Let me put in words (and codes), I have a sequence like this:
five_splits = list(StratifiedKFold(n_splits=5, shuffle=True).split(X_numeric_img, y_numeric_img))
where X_numeric_img, y_numeric_img are (1792, 10) and (1792, 1) shape dataframes.

Then I loop through it in the following way:

for i, (train_idx, valid_idx) in enumerate(five_splits):
    X_train_img = np.array([x for x in X_numeric_img[train_idx, -1].flatten()], dtype=float)
    X_test_img = np.array([x for x in X_numeric_img[valid_idx, -1].flatten()], dtype=float)
    X_train_img /= 255
    X_test_img /= 255

    X_train_img_T = np.transpose(X_train_img, (0, 3, 1, 2))  # (1433, 3, 224, 224)
    X_test_img_T = np.transpose(X_test_img, (0, 3, 1, 2))  # (359, 3, 224, 224)

    x_train_fold = torch.tensor(X_train_img_T).to(device, dtype=torch.float)   
    y_train_fold = torch.tensor(y_numeric_img[train_idx]).to(device, dtype=torch.float)

    x_val_fold = torch.tensor(X_test_img_T).to(device, dtype=torch.float)
    y_val_fold = torch.tensor(y_numeric_img[valid_idx]).to(device, dtype=torch.float) 

    std_scaler_train = StandardScaler().fit(X_numeric_img[train_idx, :-1])
    std_scaler_test = StandardScaler().fit(X_numeric_img[valid_idx, :-1])
    X_num_train_normm = std_scaler_train.transform(X_numeric_img[train_idx, :-1]) 
    X_num_test_normm = std_scaler_test.transform(X_numeric_img[valid_idx, :-1])

    x_train_NUM_fold = torch.tensor(X_num_train_normm).to(device, dtype=torch.float)
    x_val_NUM_fold = torch.tensor(X_num_test_normm).to(device, dtype=torch.float)

    train = torch.utils.data.TensorDataset(x_train_fold, x_train_NUM_fold, y_train_fold)
    valid = torch.utils.data.TensorDataset(x_val_fold, x_val_NUM_fold, y_val_fold)

    train_loader = torch.utils.data.DataLoader(train, batch_size=bs, shuffle=True)
    valid_loader = torch.utils.data.DataLoader(valid, batch_size=bs, shuffle=False)

Although a bit lengthy I hope you can see the way I approached it.
After augmenting images (e.g. 5 times), I need to assign numerical data of the original image to those augmented ones too, bacause the netwrok receives two inputs.

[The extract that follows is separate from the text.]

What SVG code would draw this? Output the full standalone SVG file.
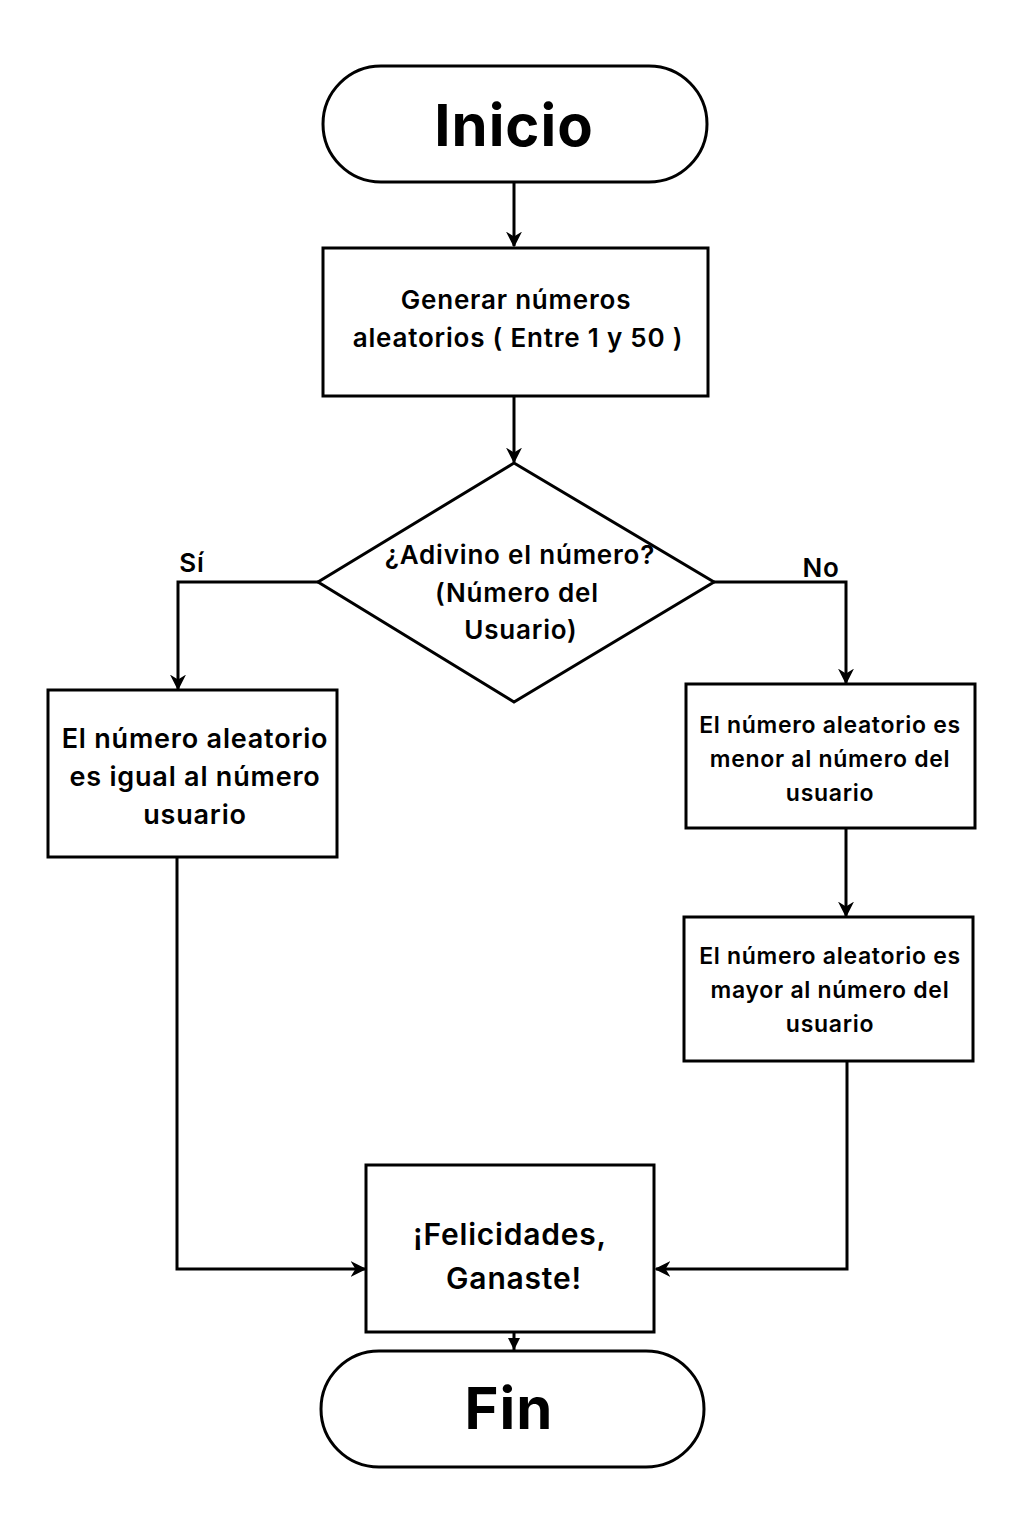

That part also is making things difficult.

Could you explain it in more detail so that I can use data_transform above?

Thank you once again

Based on your code snippet I would suggest to apply the transformation in the image arrays before normalizing them with the StandardScaler.
I.e. you could permute X_train_img before dividing the data by 255. and pass each image, which should be transformed to your transformation. Since PIL.Images are expected you would need to create them via PIL.Image.fromarray.

I don’t understand the assignment of numerical data to the augmented images and am not sure if this is shown in the code snippet.

StandardScaler is not applied to arrays (images), I only extract them and divide by 255 and that’s it. As for the numerical part, you can see that StandardScaler is applied to X_num_train_normm and X_num_test_normm. The former two are training and test sets of the whole dataset for numerical part.

To understand what I want to do, please refer to this link.

Have I explained it properly? Drop any questions if something is not clear.